Born in March of 1805 in Maine, Brown was one of six children. He left Maine for the gold rush in California, arriving in the state in 1849. He left behind his wife Margaret whom he apparently never saw again. Living near the South Fork of the American River, he later moved to Yuba County where he lived a number of years. He then returned to El Dorado County and lived with his brother Silas in El Dorado. During his lifetime he worked in mining, farming and commerce. His last residence being the county hospital in Placerville where he passed away.

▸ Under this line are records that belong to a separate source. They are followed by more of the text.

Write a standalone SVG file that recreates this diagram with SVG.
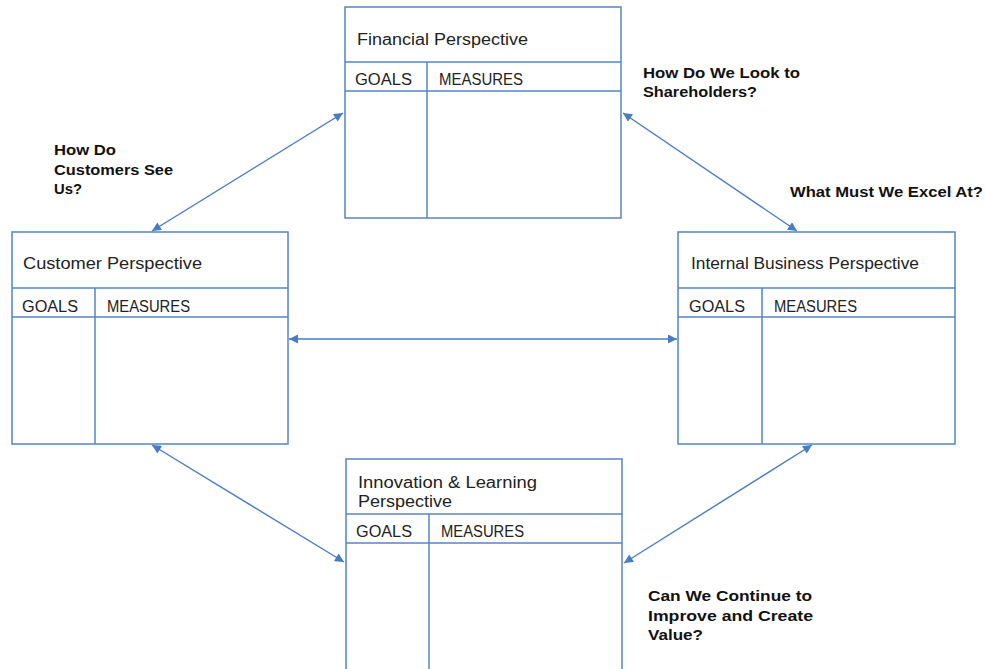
<svg xmlns="http://www.w3.org/2000/svg" width="985" height="669" viewBox="0 0 985 669">
<style>
.box{fill:#fff;stroke:#5584C4;stroke-width:1.5}
.ln{stroke:#5584C4;stroke-width:1.5;fill:none}
.t{font-family:"Liberation Sans",Arial,sans-serif;font-size:16px;fill:#222}
.q{font-family:"Liberation Sans",Arial,sans-serif;font-size:14px;font-weight:bold;fill:#111}
.c{stroke:#4A7CC0;stroke-width:1.4;fill:none;marker-start:url(#ah);marker-end:url(#ah)}
</style>
<defs>
<marker id="ah" viewBox="0 0 10 10" refX="10" refY="5" markerWidth="10" markerHeight="9" markerUnits="userSpaceOnUse" orient="auto-start-reverse">
<path d="M0,0 L10,5 L0,10 z" fill="#4A7CC0"/>
</marker>
</defs>
<rect width="985" height="669" fill="#fff"/>
<g id="connectors">
<line class="c" x1="152" y1="231" x2="343" y2="113"/>
<line class="c" x1="623" y1="113" x2="797" y2="231"/>
<line class="c" x1="289" y1="339" x2="677" y2="339"/>
<line class="c" x1="152" y1="445" x2="344" y2="562"/>
<line class="c" x1="812" y1="445" x2="624" y2="563"/>
</g>
<g id="financial">
<rect class="box" x="345" y="7" width="276" height="211"/>
<line class="ln" x1="345" y1="62" x2="621" y2="62"/>
<line class="ln" x1="345" y1="91" x2="621" y2="91"/>
<line class="ln" x1="427" y1="62" x2="427" y2="218"/>
<text class="t" x="357" y="45" textLength="171" lengthAdjust="spacingAndGlyphs">Financial Perspective</text>
<text class="t" x="355" y="85" textLength="57" lengthAdjust="spacingAndGlyphs">GOALS</text>
<text class="t" x="439" y="85" textLength="84" lengthAdjust="spacingAndGlyphs">MEASURES</text>
</g>
<g id="customer">
<rect class="box" x="12" y="232" width="276" height="212"/>
<line class="ln" x1="12" y1="288" x2="288" y2="288"/>
<line class="ln" x1="12" y1="317" x2="288" y2="317"/>
<line class="ln" x1="95" y1="288" x2="95" y2="444"/>
<text class="t" x="23" y="269" textLength="179" lengthAdjust="spacingAndGlyphs">Customer Perspective</text>
<text class="t" x="22" y="312" textLength="56" lengthAdjust="spacingAndGlyphs">GOALS</text>
<text class="t" x="107" y="312" textLength="83" lengthAdjust="spacingAndGlyphs">MEASURES</text>
</g>
<g id="internal">
<rect class="box" x="678" y="232" width="277" height="212"/>
<line class="ln" x1="678" y1="288" x2="955" y2="288"/>
<line class="ln" x1="678" y1="317" x2="955" y2="317"/>
<line class="ln" x1="762" y1="288" x2="762" y2="444"/>
<text class="t" x="691" y="269" textLength="228" lengthAdjust="spacingAndGlyphs">Internal Business Perspective</text>
<text class="t" x="689" y="312" textLength="56" lengthAdjust="spacingAndGlyphs">GOALS</text>
<text class="t" x="774" y="312" textLength="83" lengthAdjust="spacingAndGlyphs">MEASURES</text>
</g>
<g id="innovation">
<rect class="box" x="346" y="459" width="276" height="220"/>
<line class="ln" x1="346" y1="514" x2="622" y2="514"/>
<line class="ln" x1="346" y1="543" x2="622" y2="543"/>
<line class="ln" x1="429" y1="514" x2="429" y2="679"/>
<text class="t" x="358" y="488" textLength="179" lengthAdjust="spacingAndGlyphs">Innovation &amp; Learning</text>
<text class="t" x="358" y="507" textLength="94" lengthAdjust="spacingAndGlyphs">Perspective</text>
<text class="t" x="356" y="537" textLength="56" lengthAdjust="spacingAndGlyphs">GOALS</text>
<text class="t" x="441" y="537" textLength="83" lengthAdjust="spacingAndGlyphs">MEASURES</text>
</g>
<g id="labels">
<text class="q" x="643" y="78" textLength="157" lengthAdjust="spacingAndGlyphs">How Do We Look to</text>
<text class="q" x="643" y="97" textLength="114" lengthAdjust="spacingAndGlyphs">Shareholders?</text>
<text class="q" x="790" y="197" textLength="193" lengthAdjust="spacingAndGlyphs">What Must We Excel At?</text>
<text class="q" x="54" y="155" textLength="62" lengthAdjust="spacingAndGlyphs">How Do</text>
<text class="q" x="54" y="175" textLength="119" lengthAdjust="spacingAndGlyphs">Customers See</text>
<text class="q" x="54" y="194" textLength="28" lengthAdjust="spacingAndGlyphs">Us?</text>
<text class="q" x="648" y="601" textLength="164" lengthAdjust="spacingAndGlyphs">Can We Continue to</text>
<text class="q" x="648" y="621" textLength="165" lengthAdjust="spacingAndGlyphs">Improve and Create</text>
<text class="q" x="648" y="640" textLength="55" lengthAdjust="spacingAndGlyphs">Value?</text>
</g>
</svg>
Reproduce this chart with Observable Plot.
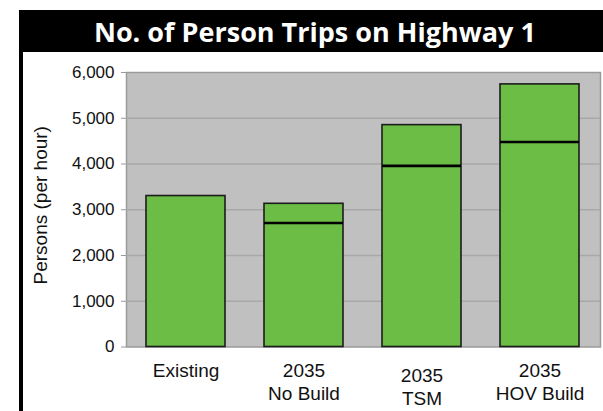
<!DOCTYPE html>
<html><head><meta charset="utf-8">
<script src="https://cdn.jsdelivr.net/npm/d3@7"></script>
<script src="https://cdn.jsdelivr.net/npm/@observablehq/plot@0.6"></script>
<style>
body{margin:0;background:#fff;}
#wrap{position:relative;width:603px;height:411px;overflow:hidden;font-family:"Liberation Sans",Arial,sans-serif;}
#band{position:absolute;left:19px;top:10px;width:584px;height:42px;background:#000;}
#leftline{position:absolute;left:19px;top:10px;width:4px;height:401px;background:#000;}
#title{position:absolute;left:19px;top:10px;width:584px;height:42px;display:flex;align-items:center;justify-content:center;}
#title span{display:inline-block;color:#fff;font:bold 27px "Open Sans",sans-serif;white-space:nowrap;transform-origin:center;margin-left:8px;}
#chart{position:absolute;left:0;top:52px;}
</style>
</head><body>
<div id="wrap">
  <div id="band"></div>
  <div id="leftline"></div>
  <div id="title"><span id="titletext">No. of Person Trips on Highway 1</span></div>
  <div id="chart"></div>
</div>
<script>
const categories = ["Existing", "2035 No Build", "2035 TSM", "2035 HOV Build"];
const categoryLabels = ["Existing", "2035\nNo Build", "2035\nTSM", "2035\nHOV Build"];
const totalTrips = [3300, 3130, 4850, 5740];
const lowerTrips = [null, 2710, 3960, 4480];
const yTicks = [0, 1000, 2000, 3000, 4000, 5000, 6000];
const yLabel = "Persons (per hour)";

const bars = categories.map((c, i) => ({cat: c, total: totalTrips[i]}));
const lines = categories.map((c, i) => ({cat: c, v: lowerTrips[i]})).filter(d => d.v != null);
const labelOf = d => categoryLabels[categories.indexOf(d)];
const fmt = d3.format(",");

const chart = Plot.plot({
  width: 603,
  height: 359,
  marginTop: 20,
  marginBottom: 64.5,
  marginLeft: 126,
  marginRight: 3,
  style: {background: "transparent", fontFamily: "'Liberation Sans', Arial, sans-serif", color: "#111"},
  x: {type: "band", domain: categories, paddingInner: 0.33, paddingOuter: 0.165, axis: null},
  y: {domain: [0, 6000], axis: null},
  marks: [
    Plot.frame({fill: "#c0c0c0", stroke: "#9b9b9b", strokeWidth: 1.5}),
    Plot.gridY(yTicks.filter(t => t > 0 && t < 6000), {stroke: "#a8a8a8", strokeOpacity: 1, strokeWidth: 1.5}),
    Plot.axisY(yTicks, {tickSize: 5, tickPadding: 7, fontSize: 17, tickFormat: fmt, stroke: "#999", label: null}),
    Plot.barY(bars, {x: "cat", y: "total", fill: "#6bbd45", stroke: "#1c1c1c", strokeWidth: 1.6}),
    Plot.tickY(lines, {x: "cat", y: "v", stroke: "#000", strokeWidth: 2.6}),
    Plot.axisX(categories.filter(c => c !== "2035 TSM"), {tickSize: 0, tickPadding: 12.5, fontSize: 19, lineHeight: 1.26, tickFormat: labelOf, label: null}),
    Plot.axisX(["2035 TSM"], {tickSize: 0, tickPadding: 17.5, fontSize: 19, lineHeight: 1.26, tickFormat: labelOf, label: null}),
    Plot.text([yLabel], {frameAnchor: "left", rotate: -90, dx: -86, dy: -4.5, fontSize: 19, fill: "#111", textAnchor: "middle"})
  ]
});
document.getElementById("chart").appendChild(chart);

const t = document.getElementById("titletext");
const w = t.getBoundingClientRect().width;
t.style.transform = `scaleX(${442 / w})`;
</script>
</body></html>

Touched by Brown’s story, Thomas looked for a way to put a marker on his grave. “Just reading this tiny bit of an obituary, they said he was one of the kindest ‘inmates’ and said he had such a great attitude. And I thought, this poor guy came out here. He probably had a dream of striking it rich, like everyone did. (He) left his wife back there and I think that’s a sad situation for two people to be separated like that. I think everyone needs a final resting place and something to show they were here.”

Looking for a way to mark Brown’s grave, Thomas started researching sources of funds for tombstones. But there weren’t any. She also asked Sandberg if she could contribute to the grave marker, but being handicapped she didn’t have any extra funds, said Thomas.

“I thought, before I die I want to make sure this guy gets a tombstone. If I have to, I’ll do it myself,” she said. “That’s the first time I’ve ever done that — bought a tombstone for somebody.”

All in all, it took her a couple of years to turn that decision into stone. “It kept coming up and coming up and then it took awhile to get the stone made,” she said.

Along the way, Thomas had some help. Mike Tilson of Sierra Monuments gave her a very good deal on the stone. “Mike agrees everyone should have a marker,” she said. She also received help from Bonnie Wurm with the Cemetery Administration of El Dorado County and Dario Mancio who installed the stone at a bargain price. With the stone set in place in December of 2012, Thomas was finally able to take a picture which she sent to Sandberg.

“It just worked out beautifully,” she said. “I’m hoping someday to set up a fund for those who can’t afford to have a grave stone.”

“Jo did a wonderful thing,”  Sandberg said, “and I believe that Mason is smiling down on her.”

Digging up the past

Now back to researching her own family, Thomas admitted that genealogy is “addicting and a passion.”

Laughing, she said she drags her fiance all over the United States visiting grave sites, saying she has probably visited a couple hundred of them.

“I love cemeteries,” she said. “I don’t see them as a sad place. People lived their life and that’s where they are now. At least there’s a record that they were here.”

Originally from Nebraska, she said she has been doing genealogy research since the 1980s. “I’m interested in family. I’m hungry for information about where I came from and what my past is about. I just love it,” she said.

Reminiscing on what she did for Brown, Thomas said she was “happy that this gentleman finally got his name there. He wasn’t just an indentation in the ground. This is who was here. He lived on this earth. I felt relief that I got this accomplished. If anyone deserves a stone, this gentleman does. I didn’t know who he was until I tried to get a picture of his tombstone and there wasn’t one there. I did make a personal connection there.”